Voi lo sapete, quanto Gesù ha patito, per fare del bene a noi! La stalla di Betlemme, ove nacque bambino, adagiato su ruvida paglia, Lo intirizzì dal freddo, poiché sprovvisto di tutto; la bottega di Nazaret, dove stentò tanti anni per guadagnarsi il vitto, in compagnia di Giuseppe e di Maria; le grandi fatiche che sostenne nella Sua vita pubblica, per ammaestrare gli uomini in una celeste dottrina; l’orto di Getsemani, dove sudò vivo sangue in vista dell’enorme ingratitudine con cui sarebbe stato corrisposto l’amor Suo dalla maggior parte degli uomini; i flagelli che Gli squarciavano le membra; le spine che Gli trapassavano le tempie; gli obbrobri e l’ignominia di cui fu ricoperto nella strada di Gerusalemme, come se fosse un pubblico malfattore; il Calvario, dove spirò di morte crudele in mezzo a due assassini, quasi fosse Egli il peggiore di tutti, fra l’esecrazione di un popolo che, beffandosi di Lui, dei Suoi miracoli, della Sua dottrina, con motti oltraggiosi e villanie, finiva per ricoprirLo della più abominevole confusione: tutte queste, sono prove incontestabili dell’eccessivo amore che Egli nutriva per noi.
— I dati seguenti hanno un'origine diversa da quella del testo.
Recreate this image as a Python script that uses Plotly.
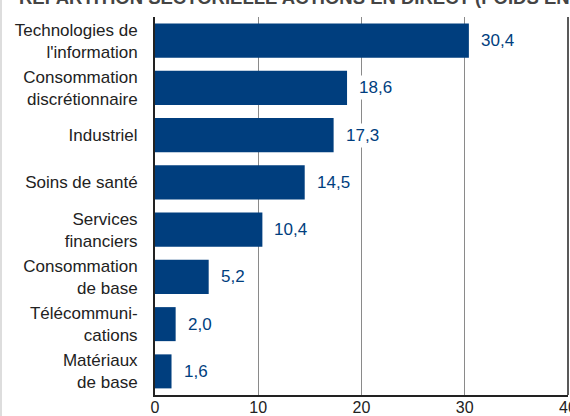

Se, dunque, Gesù ha voluto dimostrarci l’eccesso dell’amor Suo, con un eccesso di patimenti, per obbligarci a riamarLo, potremo noi esitare ancora un momento a non consacrarci totalmente a questo amore? L’oltraggeremo invece, Lo strapazzeremo con la nostra ingratitudine, come fa la maggior parte degli uomini?

Mio Gesù, ora intendo perché nel gran giorno dell’ultimo giudizio Voi farete comparire la Vostra croce nel cielo; la vista di questa croce infatti sarà più terribile ai reprobi, che la vista degli angeli sterminatori, della Vostra faccia sdegnata, dei demoni e del fuoco stesso dell’inferno, perché ricorderà loro l’eccesso del Vostro amore e della loro ingratitudine.

Mio Gesù, fate che io arda in questa vita di quell’amore che la Vostra bontà e misericordia ha tentato di accendere in tutti i cuori, affinché non abbia più a bruciare nell’inferno fra le fiamme accese dalla Vostra ira e dalla Vostra giustizia. Amen.